_Available data_
==============================
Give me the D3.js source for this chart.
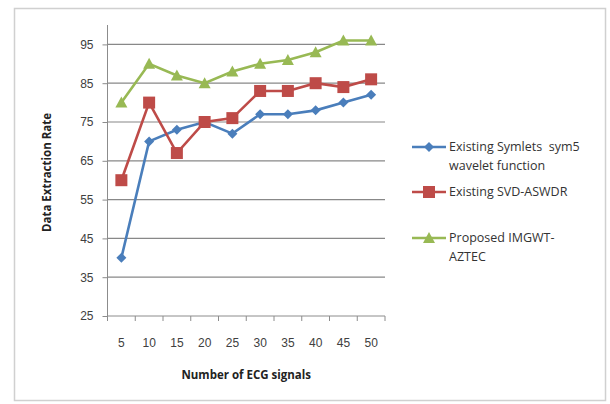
==============================
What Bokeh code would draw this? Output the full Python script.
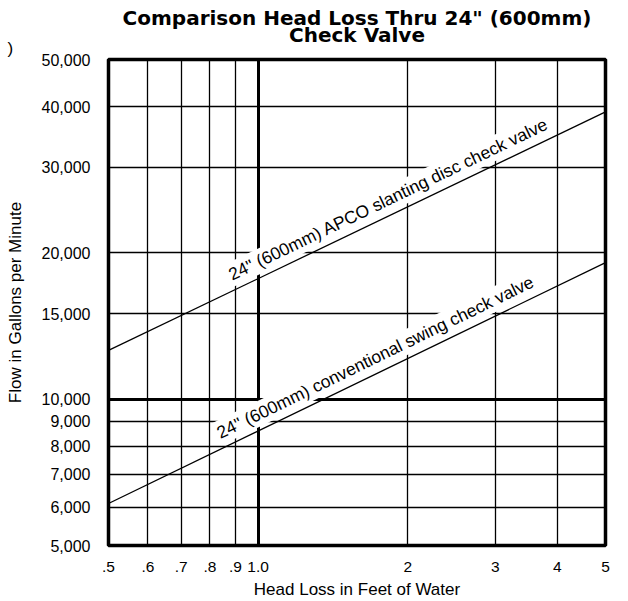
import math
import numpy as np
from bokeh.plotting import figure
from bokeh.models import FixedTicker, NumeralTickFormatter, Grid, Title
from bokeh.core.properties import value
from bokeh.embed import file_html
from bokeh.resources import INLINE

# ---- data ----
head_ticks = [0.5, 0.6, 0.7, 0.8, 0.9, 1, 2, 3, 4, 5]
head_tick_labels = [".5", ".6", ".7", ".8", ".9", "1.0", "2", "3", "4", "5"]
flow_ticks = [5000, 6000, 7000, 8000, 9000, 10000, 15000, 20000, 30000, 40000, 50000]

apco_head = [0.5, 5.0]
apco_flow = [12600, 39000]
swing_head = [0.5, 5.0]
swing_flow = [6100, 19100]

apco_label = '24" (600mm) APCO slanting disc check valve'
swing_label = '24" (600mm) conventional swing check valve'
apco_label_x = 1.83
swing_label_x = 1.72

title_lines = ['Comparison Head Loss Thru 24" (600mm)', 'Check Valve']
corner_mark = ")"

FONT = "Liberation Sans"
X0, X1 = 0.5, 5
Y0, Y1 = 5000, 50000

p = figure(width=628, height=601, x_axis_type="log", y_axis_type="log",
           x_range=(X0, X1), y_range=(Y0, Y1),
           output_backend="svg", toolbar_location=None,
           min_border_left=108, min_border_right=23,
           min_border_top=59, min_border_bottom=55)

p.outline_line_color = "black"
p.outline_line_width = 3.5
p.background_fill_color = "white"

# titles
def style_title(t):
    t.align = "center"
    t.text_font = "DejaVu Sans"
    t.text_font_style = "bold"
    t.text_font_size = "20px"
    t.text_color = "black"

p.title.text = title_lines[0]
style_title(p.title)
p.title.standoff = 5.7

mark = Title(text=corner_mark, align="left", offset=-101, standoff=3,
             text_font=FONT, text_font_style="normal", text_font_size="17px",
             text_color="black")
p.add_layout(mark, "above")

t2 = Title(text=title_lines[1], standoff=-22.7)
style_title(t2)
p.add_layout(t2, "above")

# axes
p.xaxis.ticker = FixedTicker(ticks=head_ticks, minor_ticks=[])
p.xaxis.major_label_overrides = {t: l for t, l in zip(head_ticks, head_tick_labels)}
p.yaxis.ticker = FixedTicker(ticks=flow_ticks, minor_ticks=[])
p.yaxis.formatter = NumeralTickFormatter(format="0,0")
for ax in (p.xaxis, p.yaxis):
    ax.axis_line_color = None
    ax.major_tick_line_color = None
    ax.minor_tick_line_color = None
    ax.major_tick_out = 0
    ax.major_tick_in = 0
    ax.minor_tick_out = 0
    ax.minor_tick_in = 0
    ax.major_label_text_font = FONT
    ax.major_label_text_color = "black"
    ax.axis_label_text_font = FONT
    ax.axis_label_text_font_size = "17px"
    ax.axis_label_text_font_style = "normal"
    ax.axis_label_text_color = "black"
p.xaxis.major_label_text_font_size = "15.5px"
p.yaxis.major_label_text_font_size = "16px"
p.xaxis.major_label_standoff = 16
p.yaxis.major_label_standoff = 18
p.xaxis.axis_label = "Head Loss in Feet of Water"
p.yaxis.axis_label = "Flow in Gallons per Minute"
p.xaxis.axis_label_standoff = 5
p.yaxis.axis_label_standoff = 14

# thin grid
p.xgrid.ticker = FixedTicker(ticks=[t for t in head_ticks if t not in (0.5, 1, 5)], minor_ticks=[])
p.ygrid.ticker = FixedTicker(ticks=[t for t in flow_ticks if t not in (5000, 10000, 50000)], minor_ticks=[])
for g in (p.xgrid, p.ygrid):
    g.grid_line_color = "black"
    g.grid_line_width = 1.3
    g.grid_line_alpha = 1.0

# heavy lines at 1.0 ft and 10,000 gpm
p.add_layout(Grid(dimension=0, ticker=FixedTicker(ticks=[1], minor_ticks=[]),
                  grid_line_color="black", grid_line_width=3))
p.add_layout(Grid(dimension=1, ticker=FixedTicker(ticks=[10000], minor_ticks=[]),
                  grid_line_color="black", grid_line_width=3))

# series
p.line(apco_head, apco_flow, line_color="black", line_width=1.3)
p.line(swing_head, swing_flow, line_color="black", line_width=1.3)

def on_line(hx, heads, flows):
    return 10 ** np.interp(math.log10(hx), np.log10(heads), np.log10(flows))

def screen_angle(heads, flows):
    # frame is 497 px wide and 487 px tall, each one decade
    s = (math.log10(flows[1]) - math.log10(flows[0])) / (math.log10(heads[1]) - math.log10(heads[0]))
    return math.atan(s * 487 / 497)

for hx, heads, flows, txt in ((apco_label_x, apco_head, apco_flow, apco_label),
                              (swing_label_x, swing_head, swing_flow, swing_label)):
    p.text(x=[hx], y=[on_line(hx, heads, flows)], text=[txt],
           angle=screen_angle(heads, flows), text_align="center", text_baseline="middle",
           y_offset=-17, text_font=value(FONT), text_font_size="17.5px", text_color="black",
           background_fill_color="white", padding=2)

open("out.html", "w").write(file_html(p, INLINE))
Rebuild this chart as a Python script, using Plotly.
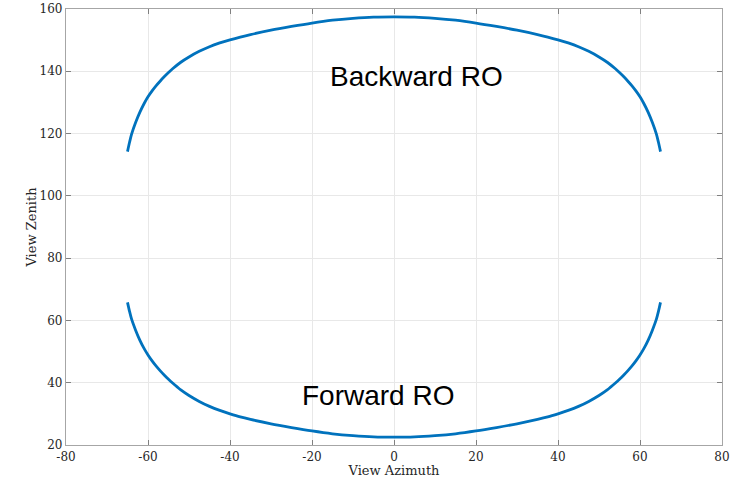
==============================
_Stated goal_
Within the listing above, extract exactly the lines that run from the one containing "What Bokeh code" through the one containing "swing_flow = [6100, 19100]", excluding any pictures.

_Solution to this exercise_
What Bokeh code would draw this? Output the full Python script.
import math
import numpy as np
from bokeh.plotting import figure
from bokeh.models import FixedTicker, NumeralTickFormatter, Grid, Title
from bokeh.core.properties import value
from bokeh.embed import file_html
from bokeh.resources import INLINE

# ---- data ----
head_ticks = [0.5, 0.6, 0.7, 0.8, 0.9, 1, 2, 3, 4, 5]
head_tick_labels = [".5", ".6", ".7", ".8", ".9", "1.0", "2", "3", "4", "5"]
flow_ticks = [5000, 6000, 7000, 8000, 9000, 10000, 15000, 20000, 30000, 40000, 50000]

apco_head = [0.5, 5.0]
apco_flow = [12600, 39000]
swing_head = [0.5, 5.0]
swing_flow = [6100, 19100]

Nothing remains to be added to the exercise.